Paul McGrath


Signal v. Noise

Photo by Matthew Henry on Unsplash.

At a certain stage in your career, the signal-to-noise ratio changes for useful new information that you come across.

Recently there’s been an influx of new material coming so hot and fast that it’s like drinking from a firehose. A lot of it is low quality, and probably fueled by the suggestion that every developer should have their own blog.

While I think this suggestion can be useful for personal growth, the typical Medium article now focuses on framework comparisons like (React v. Vue v.
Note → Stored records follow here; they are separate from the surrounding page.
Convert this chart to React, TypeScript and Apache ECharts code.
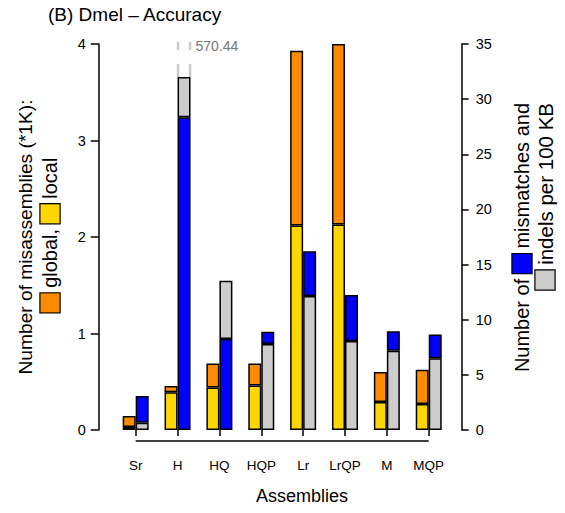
import React, { useEffect, useRef } from "react";
import * as echarts from "echarts";

const CATEGORIES = ["Sr", "H", "HQ", "HQP", "Lr", "LrQP", "M", "MQP"];
// misassemblies (*1K), left axis
const GLOBAL_MIS = [0.145, 0.456, 0.69, 0.69, 3.93, 4.0, 0.6, 0.625];
const LOCAL_MIS = [0.03, 0.39, 0.44, 0.46, 2.12, 2.13, 0.29, 0.27];
// per 100 KB, right axis
const MISMATCHES = [3.08, 28.35, 8.25, 8.91, 16.2, 12.24, 8.95, 8.67];
const INDELS = [0.66, 570.44, 13.54, 7.8, 12.15, 8.07, 7.19, 6.5];
const RIGHT_BREAK_AT = 32; // bars above this value are drawn broken
const LEFT_TICKS = { min: 0, max: 4, interval: 1 };
const RIGHT_TICKS = { min: 0, max: 35, interval: 5 };

const C_GLOBAL = "#FF8C00";
const C_LOCAL = "#FFD700";
const C_MISM = "#0000FF";
const C_INDEL = "#CCCCCC";
const FONT = "'Liberation Sans', Arial, Helvetica, sans-serif";
const BAR_W = 13;
const SQ = 19;

function overlay(a: number[], b: number[], ca: string, cb: string, cap: number) {
  const low: any[] = [];
  const high: any[] = [];
  a.forEach((va, i) => {
    const x = Math.min(va, cap);
    const y = Math.min(b[i], cap);
    const lo = Math.min(x, y);
    const hi = Math.max(x, y);
    low.push({ value: lo, itemStyle: { color: x <= y ? ca : cb } });
    high.push({ value: hi - lo, itemStyle: { color: x <= y ? cb : ca } });
  });
  return { low, high };
}

const sq = (color: string) => ({
  width: SQ,
  height: SQ,
  backgroundColor: color,
  borderColor: "#000",
  borderWidth: 1.2,
});

export default function App() {
  const ref = useRef<HTMLDivElement>(null);
  useEffect(() => {
    if (!ref.current) return;
    const chart = echarts.init(ref.current, null, { renderer: "svg" });
    const mis = overlay(LOCAL_MIS, GLOBAL_MIS, C_LOCAL, C_GLOBAL, Infinity);
    const err = overlay(MISMATCHES, INDELS, C_MISM, C_INDEL, RIGHT_BREAK_AT);
    const barStyle = { borderColor: "#000", borderWidth: 1.5 };
    const axisLine = { show: true, lineStyle: { color: "#000", width: 1.5 } };
    chart.setOption({
      animation: false,
      backgroundColor: "#fff",
      grid: { left: 114.75, right: 115.35, top: 44, bottom: 83, containLabel: false },
      xAxis: {
        type: "category",
        data: CATEGORIES,
        offset: 11,
        axisLine: { show: false },
        axisTick: { show: true, alignWithLabel: true, length: 6, lineStyle: { color: "#000", width: 1.5 } },
        axisLabel: { color: "#000", fontSize: 13.5, fontFamily: FONT, margin: 17 },
        splitLine: { show: false },
      },
      yAxis: [
        {
          type: "value",
          position: "left",
          offset: 16,
          ...LEFT_TICKS,
          axisLine,
          axisTick: { show: true, length: 8, lineStyle: { color: "#000", width: 1.5 } },
          axisLabel: { color: "#000", fontSize: 14.5, fontFamily: FONT, margin: 13 },
          splitLine: { show: false },
        },
        {
          type: "value",
          position: "right",
          offset: 12,
          ...RIGHT_TICKS,
          axisLine,
          axisTick: { show: true, length: 7, lineStyle: { color: "#000", width: 1.5 } },
          axisLabel: { color: "#000", fontSize: 14.5, fontFamily: FONT, margin: 14 },
          splitLine: { show: false },
        },
      ],
      series: [
        { type: "bar", name: "misLow", stack: "mis", yAxisIndex: 0, barWidth: BAR_W, barGap: "0%", data: mis.low, itemStyle: barStyle },
        { type: "bar", name: "misHigh", stack: "mis", yAxisIndex: 0, barWidth: BAR_W, barGap: "0%", data: mis.high, itemStyle: barStyle },
        { type: "bar", name: "errLow", stack: "err", yAxisIndex: 1, barWidth: BAR_W, barGap: "0%", data: err.low, itemStyle: barStyle },
        { type: "bar", name: "errHigh", stack: "err", yAxisIndex: 1, barWidth: BAR_W, barGap: "0%", data: err.high, itemStyle: barStyle },
      ],
    });

    // decorations computed from the chart's own scales
    const xFirst = chart.convertToPixel({ xAxisIndex: 0 }, CATEGORIES[0]) as number;
    const xLast = chart.convertToPixel({ xAxisIndex: 0 }, CATEGORIES[CATEGORIES.length - 1]) as number;
    const yBase = chart.convertToPixel({ yAxisIndex: 0 }, 0) as number;
    const yR = (v: number) => chart.convertToPixel({ yAxisIndex: 1 }, v) as number;
    const graphics: any[] = [
      {
        type: "line",
        shape: { x1: xFirst, y1: yBase + 11, x2: xLast, y2: yBase + 11 },
        style: { stroke: "#000", lineWidth: 1.5 },
      },
      {
        type: "text",
        x: 48,
        y: 14,
        style: { text: "(B) Dmel \u2013 Accuracy", fontSize: 19, fontFamily: FONT, fill: "#000", textAlign: "left", textVerticalAlign: "middle" },
      },
      {
        type: "text",
        x: 302,
        y: 496,
        style: { text: "Assemblies", fontSize: 18, fontFamily: FONT, fill: "#000", textAlign: "center", textVerticalAlign: "middle" },
      },
      {
        type: "text",
        x: 25,
        y: 237,
        rotation: Math.PI / 2,
        style: { text: "Number of misassemblies (*1K):", fontSize: 19.2, fontFamily: FONT, fill: "#000", textAlign: "center", textVerticalAlign: "middle" },
      },
      {
        type: "text",
        x: 50,
        y: 235,
        rotation: Math.PI / 2,
        style: {
          text: "{o|} global, {y|} local",
          fontSize: 20,
          fontFamily: FONT,
          fill: "#000",
          textAlign: "center",
          textVerticalAlign: "middle",
          rich: { o: sq(C_GLOBAL), y: sq(C_LOCAL) },
        },
      },
      {
        type: "text",
        x: 522,
        y: 103,
        rotation: Math.PI / 2,
        style: {
          text: "Number of {b|} mismatches and",
          fontSize: 20,
          fontFamily: FONT,
          fill: "#000",
          textAlign: "right",
          textVerticalAlign: "middle",
          rich: { b: sq(C_MISM) },
        },
      },
      {
        type: "text",
        x: 545,
        y: 103,
        rotation: Math.PI / 2,
        style: {
          text: "{g|} indels per 100 KB",
          fontSize: 20.5,
          fontFamily: FONT,
          fill: "#000",
          textAlign: "right",
          textVerticalAlign: "middle",
          rich: { g: sq(C_INDEL) },
        },
      },
    ];
    // broken bars: grey marks above and the true value
    INDELS.forEach((v, i) => {
      if (v <= RIGHT_BREAK_AT) return;
      const xc = chart.convertToPixel({ xAxisIndex: 0 }, CATEGORIES[i]) as number;
      const xs = [xc + 0.5, xc + BAR_W - 0.5];
      const segs = [
        [RIGHT_BREAK_AT, 33.2],
        [34.45, 35.2],
      ];
      xs.forEach((x) =>
        segs.forEach(([a, b]) =>
          graphics.push({
            type: "line",
            shape: { x1: x, y1: yR(a), x2: x, y2: yR(b) },
            style: { stroke: "#CCCCCC", lineWidth: 2.5 },
          })
        )
      );
      graphics.push({
        type: "text",
        x: xc + BAR_W + 5,
        y: yR(34.85),
        style: { text: v.toFixed(2), fontSize: 14, fontFamily: FONT, fill: "#777", textAlign: "left", textVerticalAlign: "middle" },
      });
    });
    chart.setOption({ graphic: graphics });
    return () => chart.dispose();
  }, []);
  return (
    <div
      ref={ref}
      style={{ position: "absolute", left: 0, top: 0, width: 565, height: 513, background: "#fff" }}
    />
  );
}
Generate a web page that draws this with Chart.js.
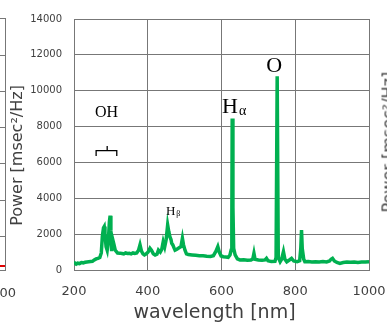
<!DOCTYPE html>
<html>
<head>
<meta charset="utf-8">
<script src="https://cdn.jsdelivr.net/npm/chart.js@4/dist/chart.umd.min.js"></script>
<style>
  html, body { margin: 0; padding: 0; background: #fff; overflow: hidden; }
  #wrap { position: relative; width: 387px; height: 324px; overflow: hidden; }
  canvas { position: absolute; left: 0; top: 0; }
  .edge { position: absolute; background: #777; }
  .cut { position: absolute; font-family: "DejaVu Sans", sans-serif; color: #404040; white-space: nowrap; }
</style>
</head>
<body>
<div id="wrap">
  <canvas id="spectrum" width="387" height="324"></canvas>
  <!-- bits of the neighbouring panels that the crop left in -->
  <div class="edge" style="left:5px;top:18px;width:1px;height:253px;"></div>
  <div class="edge" style="left:0;top:18px;width:5px;height:1px;"></div>
  <div class="edge" style="left:0;top:55px;width:5px;height:1px;"></div>
  <div class="edge" style="left:0;top:91px;width:5px;height:1px;"></div>
  <div class="edge" style="left:0;top:127px;width:5px;height:1px;"></div>
  <div class="edge" style="left:0;top:163px;width:5px;height:1px;"></div>
  <div class="edge" style="left:0;top:200px;width:5px;height:1px;"></div>
  <div class="edge" style="left:0;top:236px;width:5px;height:1px;"></div>
  <div class="edge" style="left:0;top:270px;width:6px;height:1px;"></div>
  <div class="edge" style="left:0;top:265px;width:5px;height:2px;background:#e00000;"></div>
  <div class="cut" style="left:-17px;top:285px;font-size:13px;">1000</div>
  <div class="cut" style="left:388px;top:203px;height:19px;line-height:19px;font-size:16px;transform:rotate(-90deg);transform-origin:0 50%;">Power [msec²/Hz]</div>
</div>
<script>
var wavelength = [
  200, 203, 206, 210, 215, 220, 225, 230, 235, 240, 245, 250, 255, 260, 265, 270,
  274, 277, 280, 282, 284, 287, 290, 293, 296, 298, 300, 302, 305, 308, 312, 318,
  325, 330, 335, 340, 345, 350, 355, 360, 365, 370, 375, 379, 383, 387,
  391, 396, 401, 406, 410, 415, 420, 425, 429, 434, 438, 442, 446, 450, 454, 457,
  460, 463, 465, 468, 471, 474, 478, 482, 486, 490, 494, 497, 501, 505, 510,
  520, 530, 540, 550, 560, 570, 578, 585, 590, 594, 599, 605, 612, 618, 623, 626,
  628, 629, 631, 633, 637, 643, 650, 660, 670, 680, 685, 688, 691, 700, 710, 718,
  722, 726, 735, 745, 748, 751, 754, 759, 763, 768, 772, 777, 784, 790, 796,
  805, 812, 815, 817, 819, 823, 826, 835, 845, 855, 865, 875, 885, 893, 897, 901,
  906, 913, 921, 930, 940, 950, 960, 970, 980, 990, 1000
];
var power = [
  300, 380, 330, 380, 360, 420, 400, 430, 450, 460, 470, 480, 560, 620, 650, 700,
  950, 1900, 2350, 2420, 2000, 1300, 1100, 1600, 2700, 3030, 2200, 1050, 1700, 1450, 1100, 950,
  940, 920, 900, 950, 920, 930, 900, 950, 920, 950, 1100, 1400, 1050, 900,
  840, 900, 1000, 1210, 1100, 900, 840, 880, 1110, 1000, 1150, 1580, 1300, 1700, 2510, 2150,
  1860, 1700, 1490, 1400, 1250, 1110, 1150, 1200, 1250, 1300, 1770, 1400, 1100, 900, 860,
  840, 820, 800, 790, 770, 760, 800, 1050, 1300, 1000, 780, 740, 720, 700, 840, 1100,
  2500, 8450, 3500, 1200, 840, 620, 560, 570, 540, 560, 620, 930, 600, 560, 540, 560,
  650, 520, 470, 480, 700, 10800, 700, 460, 600, 1020, 600, 460, 560, 650, 500,
  460, 520, 1200, 2230, 1200, 600, 460, 470, 450, 460, 450, 470, 450, 500, 600, 650,
  500, 420, 370, 420, 440, 430, 450, 420, 440, 450, 460
];
var xTicks = [200, 400, 600, 800, 1000];
var yTicks = [0, 2000, 4000, 6000, 8000, 10000, 12000, 14000];

var points = wavelength.map(function (w, i) { return { x: w, y: power[i] }; });

var textColor = '#404040';
var gridColor = '#777';

// peak labels, placed in data units (y = baseline)
var peakLabels = [
  { main: 'O', sub: '', x: 743, y: 11050, size: 22 },
  { main: 'H', sub: 'α', x: 623, y: 8760, size: 22 },
  { main: 'OH', sub: '', x: 288, y: 8534, size: 16 },
  { main: 'H', sub: 'β', x: 462, y: 3070, size: 13 }
];

var annotate = {
  id: 'annotate',
  afterDatasetsDraw: function (chart) {
    var ctx = chart.ctx;
    var xs = chart.scales.x, ys = chart.scales.y;
    var area = chart.chartArea;
    ctx.save();
    ctx.fillStyle = '#000';
    ctx.textBaseline = 'alphabetic';
    peakLabels.forEach(function (p) {
      var px = xs.getPixelForValue(p.x);
      var py = ys.getPixelForValue(p.y);
      ctx.font = p.size + 'px "Liberation Serif", serif';
      var w = ctx.measureText(p.main).width;
      ctx.textAlign = 'left';
      ctx.fillText(p.main, px - w / 2, py);
      if (p.sub) {
        ctx.font = Math.round(p.size * 0.62) + 'px "Liberation Serif", serif';
        ctx.fillText(p.sub, px + w / 2 + 1, py + p.size * 0.1);
      }
    });
    // bracket under OH
    var l = xs.getPixelForValue(260), r = xs.getPixelForValue(316), m = xs.getPixelForValue(290);
    var yb = ys.getPixelForValue(6655), ye = ys.getPixelForValue(6360), yt = ys.getPixelForValue(6920);
    ctx.strokeStyle = '#000';
    ctx.lineWidth = 1.3;
    ctx.beginPath();
    ctx.moveTo(l, ye); ctx.lineTo(l, yb); ctx.lineTo(r, yb); ctx.lineTo(r, ye);
    ctx.moveTo(m, yb); ctx.lineTo(m, yt);
    ctx.stroke();

    // axis titles
    ctx.fillStyle = textColor;
    ctx.textAlign = 'center';
    ctx.textBaseline = 'middle';
    ctx.font = '19px "DejaVu Sans", sans-serif';
    ctx.fillText('wavelength [nm]', (area.left + area.right) / 2 - 7, 313);
    ctx.translate(18, (area.top + area.bottom) / 2 + 11);
    ctx.rotate(-Math.PI / 2);
    ctx.font = '16px "DejaVu Sans", sans-serif';
    ctx.fillText('Power [msec²/Hz]', 0, 0);
    ctx.restore();
  }
};

new Chart(document.getElementById('spectrum'), {
  type: 'line',
  data: {
    datasets: [{
      data: points,
      borderColor: '#00b050',
      borderWidth: 3.5,
      pointRadius: 0,
      tension: 0,
      fill: false
    }]
  },
  options: {
    responsive: false,
    animation: false,
    devicePixelRatio: 1,
    layout: { padding: { top: 19, right: 18, left: 0, bottom: 0 } },
    plugins: { legend: { display: false }, tooltip: { enabled: false } },
    scales: {
      x: {
        type: 'linear',
        min: 200,
        max: 1000,
        afterBuildTicks: function (s) { s.ticks = xTicks.map(function (v) { return { value: v }; }); },
        afterFit: function (s) { s.height = 54; s.paddingLeft = 0; s.paddingRight = 0; },
        grid: { color: gridColor, drawTicks: false, lineWidth: 1 },
        border: { color: gridColor },
        ticks: {
          padding: 14,
          color: textColor,
          font: { family: 'DejaVu Sans', size: 13 },
          maxRotation: 0,
          callback: function (v) { return String(v); }
        }
      },
      y: {
        min: 0,
        max: 14000,
        afterBuildTicks: function (s) { s.ticks = yTicks.map(function (v) { return { value: v }; }); },
        afterFit: function (s) { s.width = 74; s.paddingTop = 0; s.paddingBottom = 0; },
        grid: { color: gridColor, drawTicks: false, lineWidth: 1 },
        border: { color: gridColor },
        ticks: {
          padding: 12,
          color: textColor,
          font: { family: 'DejaVu Sans', size: 10 },
          callback: function (v) { return String(v); }
        }
      }
    }
  },
  plugins: [annotate]
});
</script>
</body>
</html>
Angular) and otherwise unremarkable nuances that aim to build the author’s brand, rather than deliver meaningful and useful content.

Selling Ourselves Short

This brand-building as market differentiator seems to be a core driving-factor behind the noise, and is something that is negatively affecting the developer ecosphere.

This is not just limited to blogging, as it is also affecting conference topics and material, leading to roughly three approaches:

  1. A researcher in a specific and relevant field, presenting findings that will be useful to the industry at large.

  2. An experienced developer presenting knowledge learned from data-driven trials in production.

  3. A developer with a very basic understanding of some entry-level material, who feels it would make a decent first presentation.

To be clear, I am not trying to be dismissive of those trying to get their feet wet and starting out on the conference circuit.

My main argument is that the drive to build a personal brand is leading otherwise unprepared or inexperienced folk to present content that is inherently valueless, in order to get noticed.

Competitive Signaling

So why are developers being forced to develop content-as-value-proposition in order to get ahead?

Market saturation is the most likely culprit, as Software Development has become a lucrative field with far lower barriers to entry than other similarly compensated roles.

More developers in the market means more competition, with more reasons to be disqualified from a hiring round if there are more impressive candidates available.

Having an active GitHub, blog, other side projects, and conference talks under your belt—along with being at least a senior engineer—have become the new unmentioned-but-heavily-implied résumé credentials.

Gaining a foothold as a junior developer becomes harder every year, and it is understandable that a certain amount of attention-seeking is necessary in order to establish oneself in an increasingly hostile playing field.

Finding a Balance

So how does someone do this in an environment that establishes walled-gardens with for-profit motives, based on substandard marketing fluff?

Ignore Your Brand for Now

Seriously. Branding based on weak content is just weak branding.

If your goal is to become a “thought-leader” or influencer, work on creating content that will do just that. Your brand will follow.

Take Back Your Content

Medium may provide a easy platform for self-marketing due to increased exposure, but it also implicitly encourages the type of click-bait content that increases readership.

Consider setting up a home-grown blog instead. Easily done with Google Pages, Gitlab Pages, Netlify, Ghost, Wordpress, or just about a hundred other similar blogging platforms currently available.

As Scott Hanselman says, it’s important to “Own Your Words”.

Write About What You’ve Learned

The best content by far is useful content, which means anything that took you a little while to figure out, that might assist others in future.

Share It With the Wider Community

While aggregators for independent content are not as plentiful, consider building your following through Twitter, and sharing links to your content when you write or produce something new.

There are also many people who use RSS, so include a syndicated feed if you have time.

Keep It Simple

Aim to share meaningful and useful lessons, regardless of expertise level, and the rest will follow.